Dude executes the experiments in time and space isolation.
Experiments are started sequentially by Dude, hence, avoiding contention on resources such as network adapters, CPUs, etc.
Additionally, an experiment can write and read from its working directory without interfering or being interfered by other experiments.
When first started, Dude creates a raw subfolder and for each experiment a subfolder in raw, for example raw/exp__buffer_size1024__timeout50.
The latter are called expfolders.
The working directory of the experiments are always their expfolders.
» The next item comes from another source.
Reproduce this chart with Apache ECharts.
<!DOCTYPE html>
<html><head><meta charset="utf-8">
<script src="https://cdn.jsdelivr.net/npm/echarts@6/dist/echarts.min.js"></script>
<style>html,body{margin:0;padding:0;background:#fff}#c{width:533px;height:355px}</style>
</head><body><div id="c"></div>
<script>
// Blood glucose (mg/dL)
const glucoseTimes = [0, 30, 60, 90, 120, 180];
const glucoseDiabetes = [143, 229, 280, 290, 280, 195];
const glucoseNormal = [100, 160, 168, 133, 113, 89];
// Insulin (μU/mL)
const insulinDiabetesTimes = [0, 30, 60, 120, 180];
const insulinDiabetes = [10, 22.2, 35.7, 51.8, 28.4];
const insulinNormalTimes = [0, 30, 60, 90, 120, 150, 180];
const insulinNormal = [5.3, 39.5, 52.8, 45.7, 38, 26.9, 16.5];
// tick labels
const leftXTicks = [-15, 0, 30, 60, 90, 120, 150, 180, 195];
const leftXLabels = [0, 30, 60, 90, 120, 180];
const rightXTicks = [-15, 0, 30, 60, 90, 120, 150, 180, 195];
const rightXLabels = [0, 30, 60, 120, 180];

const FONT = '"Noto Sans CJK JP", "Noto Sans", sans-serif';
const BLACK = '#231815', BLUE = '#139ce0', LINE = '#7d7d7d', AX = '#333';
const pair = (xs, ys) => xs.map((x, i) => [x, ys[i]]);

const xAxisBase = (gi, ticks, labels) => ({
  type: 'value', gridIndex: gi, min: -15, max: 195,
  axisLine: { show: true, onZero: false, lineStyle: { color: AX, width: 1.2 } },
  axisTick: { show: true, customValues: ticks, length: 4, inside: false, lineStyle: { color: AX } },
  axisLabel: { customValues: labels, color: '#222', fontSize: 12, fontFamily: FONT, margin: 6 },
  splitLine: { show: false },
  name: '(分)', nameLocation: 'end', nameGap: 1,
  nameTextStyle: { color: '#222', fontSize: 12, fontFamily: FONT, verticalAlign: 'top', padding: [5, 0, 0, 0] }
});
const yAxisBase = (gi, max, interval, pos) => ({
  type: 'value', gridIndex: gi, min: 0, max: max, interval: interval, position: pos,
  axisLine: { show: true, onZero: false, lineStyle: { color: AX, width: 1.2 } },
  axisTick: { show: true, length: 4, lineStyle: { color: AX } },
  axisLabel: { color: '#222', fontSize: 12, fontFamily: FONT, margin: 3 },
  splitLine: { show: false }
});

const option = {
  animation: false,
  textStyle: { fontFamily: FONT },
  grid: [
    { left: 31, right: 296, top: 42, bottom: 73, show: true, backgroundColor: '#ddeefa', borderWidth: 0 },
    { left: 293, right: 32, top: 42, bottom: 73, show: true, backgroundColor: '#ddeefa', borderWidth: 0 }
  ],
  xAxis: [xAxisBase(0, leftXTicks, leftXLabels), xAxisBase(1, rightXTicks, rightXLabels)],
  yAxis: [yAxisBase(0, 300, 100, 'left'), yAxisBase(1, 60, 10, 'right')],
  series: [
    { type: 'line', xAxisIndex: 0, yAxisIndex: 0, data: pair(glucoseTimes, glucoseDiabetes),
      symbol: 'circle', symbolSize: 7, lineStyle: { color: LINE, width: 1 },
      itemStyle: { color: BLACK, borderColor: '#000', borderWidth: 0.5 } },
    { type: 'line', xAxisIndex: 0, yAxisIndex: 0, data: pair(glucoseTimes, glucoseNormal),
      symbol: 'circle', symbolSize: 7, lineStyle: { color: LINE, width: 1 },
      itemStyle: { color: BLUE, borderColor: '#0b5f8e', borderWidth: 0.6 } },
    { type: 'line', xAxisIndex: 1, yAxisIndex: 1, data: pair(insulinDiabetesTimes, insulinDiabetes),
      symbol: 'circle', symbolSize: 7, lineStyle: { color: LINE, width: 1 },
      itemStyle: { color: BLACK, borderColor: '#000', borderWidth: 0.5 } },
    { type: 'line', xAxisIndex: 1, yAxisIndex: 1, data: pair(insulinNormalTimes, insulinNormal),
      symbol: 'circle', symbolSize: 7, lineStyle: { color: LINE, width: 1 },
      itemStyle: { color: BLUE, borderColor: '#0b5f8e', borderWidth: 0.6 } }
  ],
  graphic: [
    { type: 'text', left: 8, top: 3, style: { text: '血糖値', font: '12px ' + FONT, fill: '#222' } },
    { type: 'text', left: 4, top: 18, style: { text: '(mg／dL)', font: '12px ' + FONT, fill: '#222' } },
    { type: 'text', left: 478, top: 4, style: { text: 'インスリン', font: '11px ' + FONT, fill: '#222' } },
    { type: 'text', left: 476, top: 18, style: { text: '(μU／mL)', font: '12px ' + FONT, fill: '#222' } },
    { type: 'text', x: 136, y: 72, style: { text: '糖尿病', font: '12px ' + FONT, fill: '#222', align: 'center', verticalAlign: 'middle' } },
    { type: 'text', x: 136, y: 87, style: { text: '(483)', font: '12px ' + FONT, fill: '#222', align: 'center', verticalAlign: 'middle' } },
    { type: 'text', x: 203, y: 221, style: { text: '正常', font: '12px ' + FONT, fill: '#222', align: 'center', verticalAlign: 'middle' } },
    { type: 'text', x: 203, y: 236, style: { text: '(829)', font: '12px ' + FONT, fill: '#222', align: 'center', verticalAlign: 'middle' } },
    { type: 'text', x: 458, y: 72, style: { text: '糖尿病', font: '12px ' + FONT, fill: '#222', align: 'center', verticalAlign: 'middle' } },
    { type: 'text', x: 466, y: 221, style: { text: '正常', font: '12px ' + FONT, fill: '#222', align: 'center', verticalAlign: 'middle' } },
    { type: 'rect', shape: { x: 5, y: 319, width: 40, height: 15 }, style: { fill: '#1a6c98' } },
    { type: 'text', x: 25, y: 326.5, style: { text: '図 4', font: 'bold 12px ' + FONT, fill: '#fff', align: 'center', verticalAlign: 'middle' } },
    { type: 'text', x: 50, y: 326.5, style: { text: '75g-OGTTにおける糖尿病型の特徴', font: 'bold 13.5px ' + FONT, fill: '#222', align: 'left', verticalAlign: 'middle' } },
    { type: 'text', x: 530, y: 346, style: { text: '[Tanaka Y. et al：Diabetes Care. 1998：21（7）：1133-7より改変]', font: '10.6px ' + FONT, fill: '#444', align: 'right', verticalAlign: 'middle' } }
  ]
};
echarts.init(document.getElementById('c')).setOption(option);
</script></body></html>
Once an experiment is finished, either correctly or by crashing, its results on the standard output and its return value are stored in the files dude.output and dude.status respectively, both placed in the experiment’s expfolder.
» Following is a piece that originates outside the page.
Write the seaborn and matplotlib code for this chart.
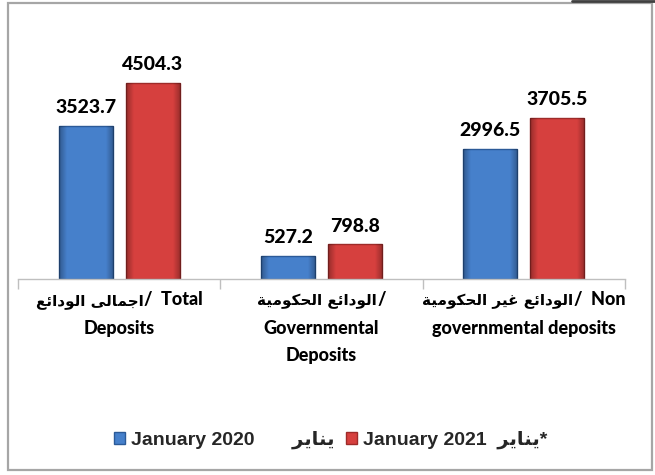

For checking which experiments failed, one can simply type:
examples/echo$ dude failed
raw/exp__buffer_size1024__timeout100/dude.output
In this example, the experiment with optpt { 'buffer_size' : 1024, 'timeout' : 100 } returned with a value different than 0 (it failed).
When invoking dude run again, only failed (or not yet run) experiments are executed.
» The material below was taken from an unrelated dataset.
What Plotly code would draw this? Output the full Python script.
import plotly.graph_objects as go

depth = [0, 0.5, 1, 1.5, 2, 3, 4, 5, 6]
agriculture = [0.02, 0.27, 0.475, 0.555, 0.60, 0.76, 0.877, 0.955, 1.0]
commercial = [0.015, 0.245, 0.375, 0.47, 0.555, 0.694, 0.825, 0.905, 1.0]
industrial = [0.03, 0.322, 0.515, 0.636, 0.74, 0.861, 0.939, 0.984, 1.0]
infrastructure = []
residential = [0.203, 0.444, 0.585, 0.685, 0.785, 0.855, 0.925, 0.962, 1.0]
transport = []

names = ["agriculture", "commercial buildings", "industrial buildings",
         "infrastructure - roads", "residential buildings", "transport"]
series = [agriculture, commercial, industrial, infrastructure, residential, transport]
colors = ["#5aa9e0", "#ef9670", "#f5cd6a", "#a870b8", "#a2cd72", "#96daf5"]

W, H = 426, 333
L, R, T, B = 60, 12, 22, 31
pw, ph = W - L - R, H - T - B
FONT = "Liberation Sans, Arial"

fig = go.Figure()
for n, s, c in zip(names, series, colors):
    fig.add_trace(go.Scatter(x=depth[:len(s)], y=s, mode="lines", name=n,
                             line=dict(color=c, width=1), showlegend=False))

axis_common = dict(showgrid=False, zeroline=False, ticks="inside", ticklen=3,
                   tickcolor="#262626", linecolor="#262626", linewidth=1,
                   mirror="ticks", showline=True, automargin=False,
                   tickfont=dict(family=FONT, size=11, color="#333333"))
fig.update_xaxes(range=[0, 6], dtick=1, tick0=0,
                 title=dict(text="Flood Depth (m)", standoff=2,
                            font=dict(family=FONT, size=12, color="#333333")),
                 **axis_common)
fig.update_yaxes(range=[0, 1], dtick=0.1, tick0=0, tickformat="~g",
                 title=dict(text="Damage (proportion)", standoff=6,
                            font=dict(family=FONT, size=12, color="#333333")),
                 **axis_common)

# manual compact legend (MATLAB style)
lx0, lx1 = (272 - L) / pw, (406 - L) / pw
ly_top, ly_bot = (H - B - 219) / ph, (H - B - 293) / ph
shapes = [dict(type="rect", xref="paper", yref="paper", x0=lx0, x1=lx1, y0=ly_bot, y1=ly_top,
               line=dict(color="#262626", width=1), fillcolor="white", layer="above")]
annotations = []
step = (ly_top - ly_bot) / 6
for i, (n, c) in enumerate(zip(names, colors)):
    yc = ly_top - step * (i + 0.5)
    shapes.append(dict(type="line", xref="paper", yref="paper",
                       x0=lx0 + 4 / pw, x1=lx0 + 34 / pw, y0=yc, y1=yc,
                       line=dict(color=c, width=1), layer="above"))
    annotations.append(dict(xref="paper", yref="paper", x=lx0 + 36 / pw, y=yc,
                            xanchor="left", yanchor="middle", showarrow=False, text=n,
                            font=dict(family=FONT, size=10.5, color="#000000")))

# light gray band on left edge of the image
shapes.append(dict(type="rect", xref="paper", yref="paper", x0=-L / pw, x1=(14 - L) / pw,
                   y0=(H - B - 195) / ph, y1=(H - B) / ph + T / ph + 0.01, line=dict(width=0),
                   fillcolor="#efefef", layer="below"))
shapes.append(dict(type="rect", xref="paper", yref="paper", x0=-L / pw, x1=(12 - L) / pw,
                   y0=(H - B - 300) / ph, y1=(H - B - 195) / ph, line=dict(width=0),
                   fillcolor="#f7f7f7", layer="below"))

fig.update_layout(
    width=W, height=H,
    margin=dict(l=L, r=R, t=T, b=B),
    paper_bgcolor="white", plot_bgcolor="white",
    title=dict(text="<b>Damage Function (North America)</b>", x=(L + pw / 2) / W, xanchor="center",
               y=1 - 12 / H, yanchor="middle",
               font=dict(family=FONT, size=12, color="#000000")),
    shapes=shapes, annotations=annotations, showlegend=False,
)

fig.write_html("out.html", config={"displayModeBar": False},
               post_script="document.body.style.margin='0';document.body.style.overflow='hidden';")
Dude provides several other commands to manage expfolders (see TBD).
Hint
See Execution order to learn how to specify the execution order of the experiments.
Summaries¶
Dude can collect, filter, aggregate any information from experiments with Summaries details. For that the user invokes
examples/echo$ dude sum
By default, Dude simply concatenates the output to the stdout of every experiment into the file output/default.
After calling dude sum, the user can access the resulting aggregation file with any program to further process, analyze or plot it, for example:
examples/echo$ cat output/default
1024 10 buffer_size=1024 timeout=10
1024 50 buffer_size=1024 timeout=50
1024 100 buffer_size=1024 timeout=100
2048 10 buffer_size=2048 timeout=10
2048 50 buffer_size=2048 timeout=50
2048 100 buffer_size=2048 timeout=100
4096 10 buffer_size=4096 timeout=10
4096 50 buffer_size=4096 timeout=50
4096 100 buffer_size=4096 timeout=100
Dude provides several summary classes which can be added directly to the Dudefile as follows:
import dude.summaries
summaries = [ dude.summaries.LineSelect('stdout') ]
Additionally, the user can extend any of the summaries and add it to the summaries variable in the Dudefile.
From optpts to configuration files¶
Dude can generate configuration files before executing the command line returned by cmdl_exp.
For that the user has to provide an Prepare and finish method, which is invoked inside the experiment’s folder.
Here is an example:
dude_version = 3
from dude.defaults import *
optspace = {
'buffer_size' : [1024, 2048, 4096],
'timeout' : [10, 50, 100]
}
def prepare_exp(optpt):
f = open("config.txt","w")
print >>f, "buffer_size=%d timeout=%d" %\
(optpt['buffer_size'], optpt['timeout'])
f.close()
def cmdl_exp(optpt):
return "cat config.txt"
Because Dude runs the experiments in separate expfolders, prepare_exp do not overwrite the configuration files of other experiments even if they are named in the same way for all experiments.